Esta semana hubo en la red un interesante intercambio sobre periodismo protagonizado por algunos destacados periodistas canarios, a los que sugerí, desde mi curiosidad profesional, que siguieran discutiendo. Discutir sobre periodismo es una manera de mantener vivo el oficio, que pasa por horas muy difíciles, no necesariamente mortales, a mi juicio, pero sí delicadas.

Esas circunstancias delicadas no proceden tan solo, desde mi punto de vista, de la crisis que nos ha golpeado desde que Internet rompió todos los paradigmas (de publicidad, de ventas, de independencia, de criterios, de credibilidad) en parte por razones de la influencia económica de su poderío inabarcable y en parte (en gran parte) por nuestras propias culpas.

Como de lo otro sólo podrá hablar el tiempo, déjenme reflexionar un minuto sobre nuestras culpas: a mi juicio, nos hemos dejado llevar por la facilidad de la opinión, hemos puesto demasiado énfasis en lo que nos parece que pasa y hemos dejado pasar la esencia de lo que pasa.

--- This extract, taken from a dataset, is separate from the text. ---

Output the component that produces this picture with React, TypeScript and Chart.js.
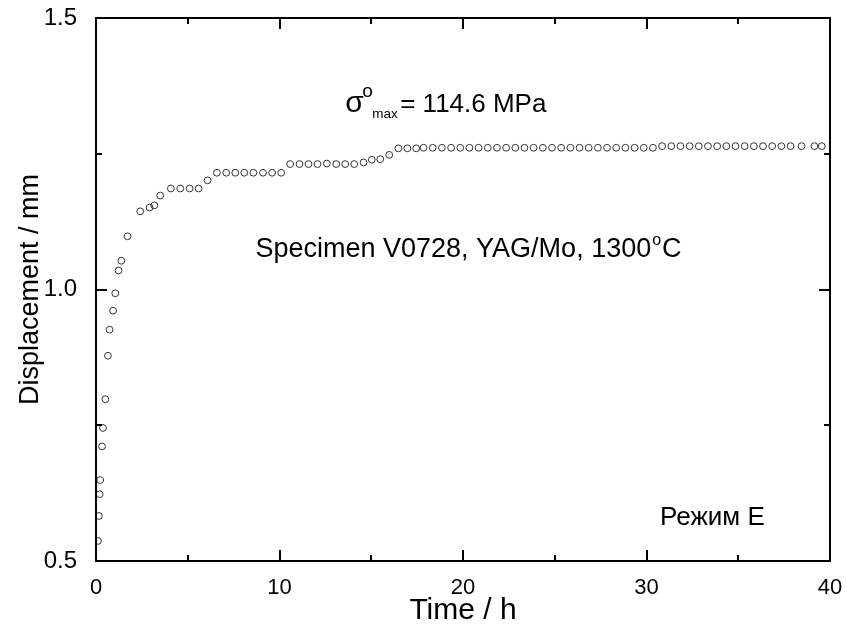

Eso nos ha llenado los periódicos de tuits largos, de rumores y de insultos que en la red son bienvenidos como alimento de los lectores que necesitan urgentemente saciar su deseo de que a los otros les vaya mal, y nos ha apartado del rigor, del contraste, de la búsqueda de la sustancia del periodismo, que es la credibilidad.

¿Culpa de la red? No: culpa nuestra. ¿Y cómo se arregla? Ahora parece que hay poco arreglo, porque en la conspiración para ensombrecer el periodismo estamos todos, desde los editores a los redactores, llegando, ay, hasta los lectores, que ahora no aceptarían periodismo de verdad, acostumbrados como están (como estamos) al fango como alimento espiritual de lo que se ofrece para leer.

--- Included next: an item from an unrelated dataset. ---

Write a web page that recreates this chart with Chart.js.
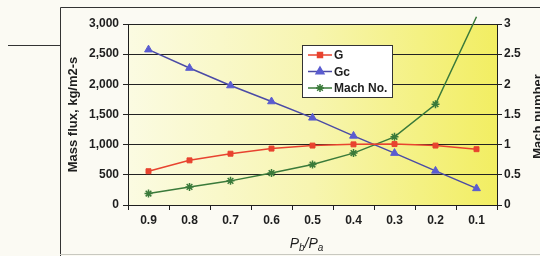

Hay una novela, a punto de aparecer en España, que Umberto Eco ha escrito para poner de manifiesto, desde el punto de vista de su experiencia italiana, cómo el fango alienta el periodismo de su país. Es fácil extrapolarlo, porque todos conocemos espacios en los que ese fango se ha manifestado, además, como si fuera una muestra del periodismo independiente.

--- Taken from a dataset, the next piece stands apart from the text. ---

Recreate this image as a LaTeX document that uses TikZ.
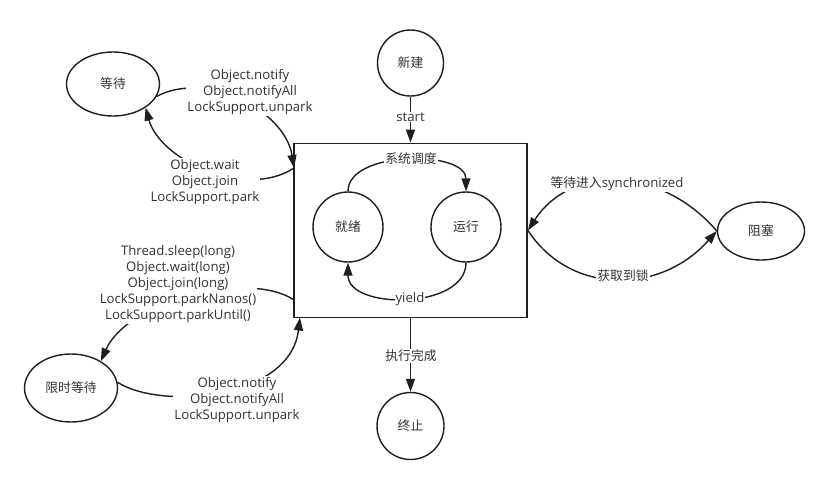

La historia es como sigue: un magnate italiano (Eco me dijo, en Milán, donde lo vi el otro día, que yo era libre para pensar que ese personaje podría ser Berlusconi) pone en marcha un periódico diario, llamado Número Cero (ese es el título de la novela, que aquí publicará Lumen), que jamás saldrá a la calle. La razón por la que aparece ese extraño diario que no se publicará es que el citado magnate quiere utilizarlo para amenazar y condicionar con sus bravatas la vida de sus adversarios. Vuelan los dosieres, las descalificaciones, los rumores, que los redactores van dispersando a pedido del citado magnate para desequilibrar los negocios o las reputaciones de la lista negra del magnate. Entre las reputaciones a derribar están las de los políticos, los jueces, los otros periodistas...; es una maniobra de chantaje que tiene su contrapartida favorable para el que busca el descrédito ajeno: inutilizar aquella sociedad civil que pudiera hacer frente a los negocios y a las aspiraciones (políticas también) del tantas veces referido magnate.

La novela te pone los pelos de punta, como periodista, pero sobre todo como ciudadano, porque todos somos conscientes (los del oficio y los que están fuera del oficio) de que en toda España hay casos de fangos parecidos, de periodistas corruptos que aceptan encargos para dar prestigio o para desprestigiar, ignorando por completo las leyes éticas del oficio.

Ese es un asunto importante, y de eso no tienen la culpa ni las redes ni la crisis económica, sino la conciencia íntima del oficio. De eso tendrían que seguir hablando estos amigos que durante unos días se pasaron discutiendo sobre las amenazas que sufre el periodismo.